* [Required task] Extract all lines from the data beneath that include the word "this".

[Provided information start]

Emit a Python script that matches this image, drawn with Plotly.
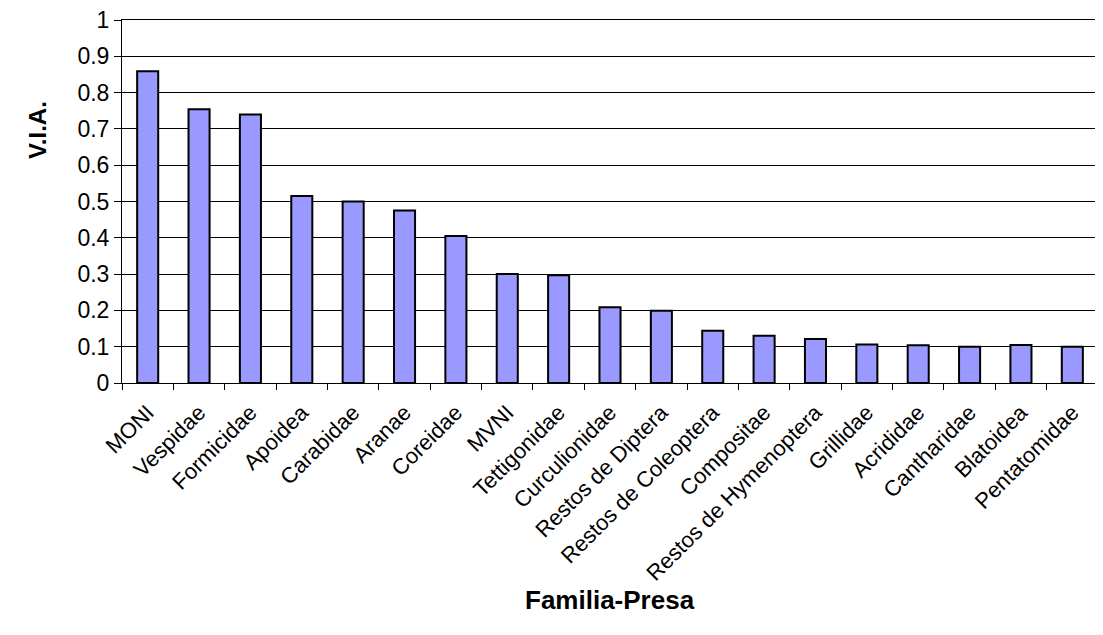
import plotly.graph_objects as go

categories = ["MONI", "Vespidae", "Formicidae", "Apoidea", "Carabidae", "Aranae",
              "Coreidae", "MVNI", "Tettigonidae", "Curculionidae", "Restos de Diptera",
              "Restos de Coleoptera", "Compositae", "Restos de Hymenoptera", "Grillidae",
              "Acrididae", "Cantharidae", "Blatoidea", "Pentatomidae"]
via_values = [0.859, 0.754, 0.740, 0.515, 0.500, 0.475, 0.405, 0.300, 0.297, 0.209,
              0.199, 0.144, 0.130, 0.121, 0.106, 0.104, 0.100, 0.105, 0.100]
y_ticks = [0, 0.1, 0.2, 0.3, 0.4, 0.5, 0.6, 0.7, 0.8, 0.9, 1]
y_tick_labels = ["0", "0.1", "0.2", "0.3", "0.4", "0.5", "0.6", "0.7", "0.8", "0.9", "1"]
x_title = "Familia-Presa"
y_title = "V.I.A."

fig = go.Figure(go.Bar(
    x=categories, y=via_values,
    marker=dict(color="#9999FF", line=dict(color="black", width=2)),
))

fig.update_layout(
    width=1095, height=627,
    margin=dict(l=114, r=5, t=12, b=252),
    paper_bgcolor="white", plot_bgcolor="white",
    font=dict(family="Liberation Sans, Arial, sans-serif", color="black"),
    bargap=0.59,
    showlegend=False,
    annotations=[
        dict(text="<b>" + y_title + "</b>", textangle=-90, font=dict(size=24),
             xref="paper", yref="paper", x=0, y=0.697, xshift=-84,
             xanchor="center", yanchor="middle", showarrow=False),
        dict(text="<b>" + x_title + "</b>", font=dict(size=26),
             xref="paper", yref="paper", x=0.5, y=0, yshift=-217,
             xanchor="center", yanchor="middle", showarrow=False),
    ],
)
fig.update_xaxes(
    tickangle=-45, tickfont=dict(size=22),
    showline=True, linecolor="black", linewidth=1, mirror=True,
    ticks="outside", ticklen=6, tickcolor="black", tickson="boundaries",
    ticklabelstandoff=7,
    automargin=False,
)
fig.update_yaxes(
    range=[0, 1], tickvals=y_ticks, ticktext=y_tick_labels,
    tickfont=dict(size=23), ticklabeloverflow="allow",
    showline=True, linecolor="black", linewidth=1,
    ticks="outside", ticklen=7, tickcolor="black",
    showgrid=True, gridcolor="black", gridwidth=1,
    zeroline=False, automargin=False,
)

fig.write_html("out.html")
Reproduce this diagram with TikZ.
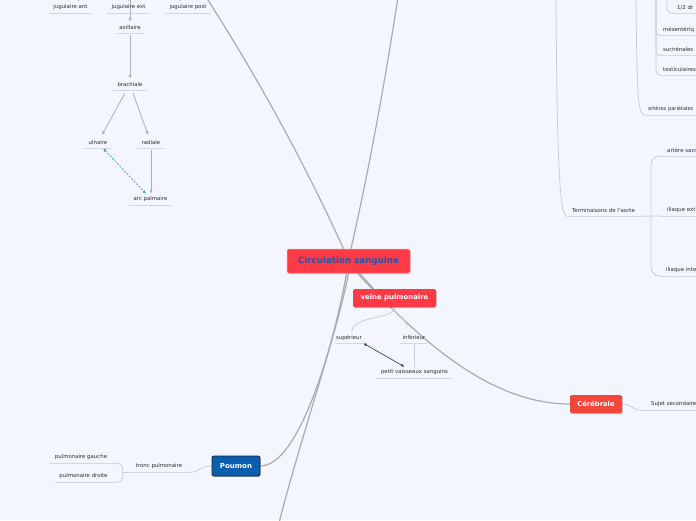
\documentclass[tikz,border=0pt]{standalone}
\usepackage{fontspec}
\setmainfont{DejaVu Sans}
\usetikzlibrary{arrows.meta,shadows}
\definecolor{bgc}{HTML}{F3F6FE}
\definecolor{brc}{HTML}{ABABAB}
\definecolor{cnc}{HTML}{C9CDD5}
\definecolor{ulc}{HTML}{D3D7DF}
\definecolor{arrowc}{HTML}{AFAFAF}
\definecolor{txt}{HTML}{2E2E2E}
\definecolor{redc}{HTML}{FD3A45}
\definecolor{redl}{HTML}{FF9AA0}
\definecolor{cerc}{HTML}{F2473A}
\definecolor{bluec}{HTML}{0B5DAE}
\definecolor{bluedk}{HTML}{15253A}
\definecolor{titlec}{HTML}{1E57A8}
\definecolor{dashbl}{HTML}{3C8FE6}
\definecolor{dkblue}{HTML}{2D3F6E}
\pgfdeclarelayer{back}
\pgfdeclarelayer{lines}
\pgfsetlayers{back,lines,main}
\begin{document}
\begin{tikzpicture}[x=1pt,y=-1pt,
  small/.style={font=\fontsize{5.4}{6}\selectfont, text=txt},
  uline/.style={draw=ulc, line width=0.8pt},
  topic/.style={small, inner sep=0pt, minimum height=11pt, minimum width=#1,
    append after command={(\tikzlastnode.south west) edge[uline] (\tikzlastnode.south east)}},
  rtopic/.style={small, inner xsep=#1, inner ysep=0pt, minimum height=11pt, text width=70pt,
    align=left, anchor=south west,
    append after command={(\tikzlastnode.south west) edge[uline] (\tikzlastnode.south east)}},
  box/.style={rounded corners=1.5pt, inner sep=0pt, text=white,
    font=\bfseries\fontsize{6.9}{8}\selectfont,
    drop shadow={shadow xshift=0.5pt, shadow yshift=-0.8pt, opacity=0.25, fill=black}},
  branch/.style={draw=brc, line width=1.2pt},
  conn/.style={draw=cnc, line width=0.8pt},
  arr/.style={draw=arrowc, line width=0.8pt, -{Latex[length=3.5pt,width=3.5pt]}},
  blarr/.style={draw=dashbl, line width=0.7pt, dash pattern=on 2pt off 1.5pt,
    {Latex[length=3.5pt,width=3pt]}-{Latex[length=3.5pt,width=3pt]}},
  dkarr/.style={draw=dkblue, line width=0.7pt,
    {Latex[length=3.5pt,width=3pt]}-{Latex[length=3.5pt,width=3pt]}},
]
\begin{pgfonlayer}{back}
\fill[bgc] (0,0) rectangle (696,520);
\end{pgfonlayer}
\useasboundingbox (0,0) rectangle (696,520);

% main boxes
\node[box, fill=redc, draw=redl, line width=0.5pt, minimum width=123pt, minimum height=24pt,
  text=titlec, font=\bfseries\fontsize{8.7}{10}\selectfont] (root) at (348.5,261) {Circulation sanguine};
\node[box, fill=redc, minimum width=83pt, minimum height=18pt] (vp) at (394.5,298) {veine pulmonaire};
\node[box, fill=cerc, minimum width=52pt, minimum height=18pt,
  font=\bfseries\fontsize{6.8}{8}\selectfont] (cer) at (596,404) {Cérébrale};
\node[box, fill=bluec, draw=bluedk, line width=0.8pt, rounded corners=2pt, minimum width=48pt,
  minimum height=20pt, font=\bfseries\fontsize{7}{8}\selectfont] (pou) at (236,466) {Poumon};

% topics left
\node[topic=43pt] (jant) at (70.5,7.5) {jugulaire ant};
\node[topic=43pt] (jext) at (128.5,7.5) {jugulaire ext};
\node[topic=46pt] (jpost) at (188,7.5) {jugulaire post};
\node[topic=28pt] (axil) at (130,27.5) {axillaire};
\node[topic=34pt] (brach) at (130,84.5) {brachiale};
\node[topic=28pt] (uln) at (98,142.5) {ulnaire};
\node[topic=28pt] (rad) at (151,142.5) {radiale};
\node[topic=43pt] (arcp) at (150.5,199.5) {arc palmaire};

% center topics
\node[topic=28pt] (sup) at (349,337.5) {supérieur};
\node[topic=28pt] (inf) at (414,337.5) {inférieur};
\node[topic=77pt] (petit) at (414.5,372.5) {petit vaisseaux sanguins};

% bottom left
\node[topic=62pt] (tronc) at (159,466.5) {tronc pulmonaire};
\node[topic=62pt] (pg) at (81,457.5) {pulmonaire gauche};
\node[topic=57pt] (pd) at (83.5,476.5) {pulmonaire droite};

% right
\node[topic=73pt] (term) at (603.5,210.5) {Terminaisons de l'aorte};
\node[rtopic=5pt] (half) at (672,13) {1/2 dr};
\node[rtopic=3pt] (mes) at (660,35.5) {mésentériq};
\node[rtopic=3pt] (sur) at (660,55.5) {sur/rénales};
\node[rtopic=3pt] (test) at (660,75) {testiculaires};
\node[rtopic=3pt, font=\fontsize{5.1}{6}\selectfont] (pariet) at (645,115) {artères pariétales};
\node[rtopic=7pt] (sacr) at (660,156) {artère sacr};
\node[rtopic=7pt] (iext) at (660,216) {iliaque ext};
\node[rtopic=6pt] (iint) at (660,276) {iliaque inte};
\node[rtopic=11pt] (sujet) at (640,410) {Sujet secondaire};

% off-canvas ends
\coordinate (oTL) at (206,-3);
\coordinate (oT) at (398,-3);
\coordinate (oB) at (279,523);
\coordinate (oR1) at (556,-3);
\coordinate (oR2) at (636,-3);
\coordinate (oR3) at (656,-3);
\coordinate (oR4) at (667,-3);
\coordinate (oA) at (130,-3);
\coordinate (oJa) at (78.5,-5);
\coordinate (oJe) at (128.5,-5);
\coordinate (oJp) at (180,-5);

\begin{pgfonlayer}{lines}
% main branches
\draw[branch] (oTL) .. controls (258,78) and (304,162) .. ([xshift=-5pt]root.north);
\draw[branch] (oT) .. controls (385,81) and (370,165) .. ([xshift=2.5pt]root.north);
\draw[branch] ([xshift=11pt]root.south) -- ([xshift=-21pt]vp.north);
\draw[branch] ([xshift=9pt]root.south) .. controls (420,340) and (490,404) .. (cer.west);
\draw[branch] ([xshift=-2pt]root.south) .. controls (335,340) and (300,466) .. (pou.east);
\draw[branch] (root.south) .. controls (338,330) and (300,440) .. (oB);

% sub connectors
\draw[conn] (vp.south) .. controls (394.5,320) and (352,315) .. ([xshift=3pt]sup.north);
\draw[conn] (vp.south) .. controls (394.5,318) and (407,318) .. ([xshift=-7pt,yshift=5pt]inf.north);
\draw[conn] (inf.south) -- (inf.south |- petit.north);
\draw[dkarr] (sup.south east) -- ([xshift=-10pt]petit.north);

\draw[conn] (cer.east) .. controls (632,404) and (632,410) .. (sujet.south west);
\draw[conn] (pou.west) .. controls (200,466) and (200,472) .. (tronc.south east);
\draw[conn, rounded corners=6pt] (pg.south east) -| ([xshift=-5pt]tronc.south west) |- (pd.south east);
\draw[conn] ([xshift=-5pt]tronc.south west) -- (tronc.south west);

\draw[conn] (oR1) .. controls (557,150) and (559,216) .. (term.south west);
\draw[conn] (oR2) .. controls (637,100) and (638,115) .. (pariet.south west);
\draw[conn, rounded corners=4pt] (oR3) |- (mes.south west);
\draw[conn, rounded corners=4pt] (oR3) |- (sur.south west);
\draw[conn, rounded corners=4pt] (oR3) |- (test.south west);
\draw[conn, rounded corners=4pt] (oR4) |- (half.south west);
\draw[conn] (term.south east) -- (iext.south west);
\draw[conn, rounded corners=9pt] (sacr.south west) -| ([xshift=-9pt]iext.south west) |- (iint.south west);

% arrows left
\draw[arr] (oJa) -- ([xshift=8pt]jant.north);
\draw[arr] (oJe) -- (jext.north);
\draw[arr] (oJp) -- ([xshift=-8pt]jpost.north);
\draw[arr] (oA) -- (axil.north);
\draw[arr, shorten <=2pt] (axil.south) -- (brach.north);
\draw[arr] ([xshift=-5pt,yshift=-3pt]brach.south) -- ([xshift=4pt,yshift=2pt]uln.north);
\draw[arr] ([xshift=3pt,yshift=-3pt]brach.south) -- ([xshift=-3pt,yshift=2pt]rad.north);
\draw[arr, shorten <=2pt] (rad.south) -- (rad.south |- arcp.north);
\draw[blarr] ([xshift=5pt]uln.south) -- ([xshift=-4.5pt]arcp.north);
\end{pgfonlayer}
\end{tikzpicture}
\end{document}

[Provided information end]

* [The answer]
Emit a Python script that matches this image, drawn with Plotly.
Reproduce this diagram with TikZ.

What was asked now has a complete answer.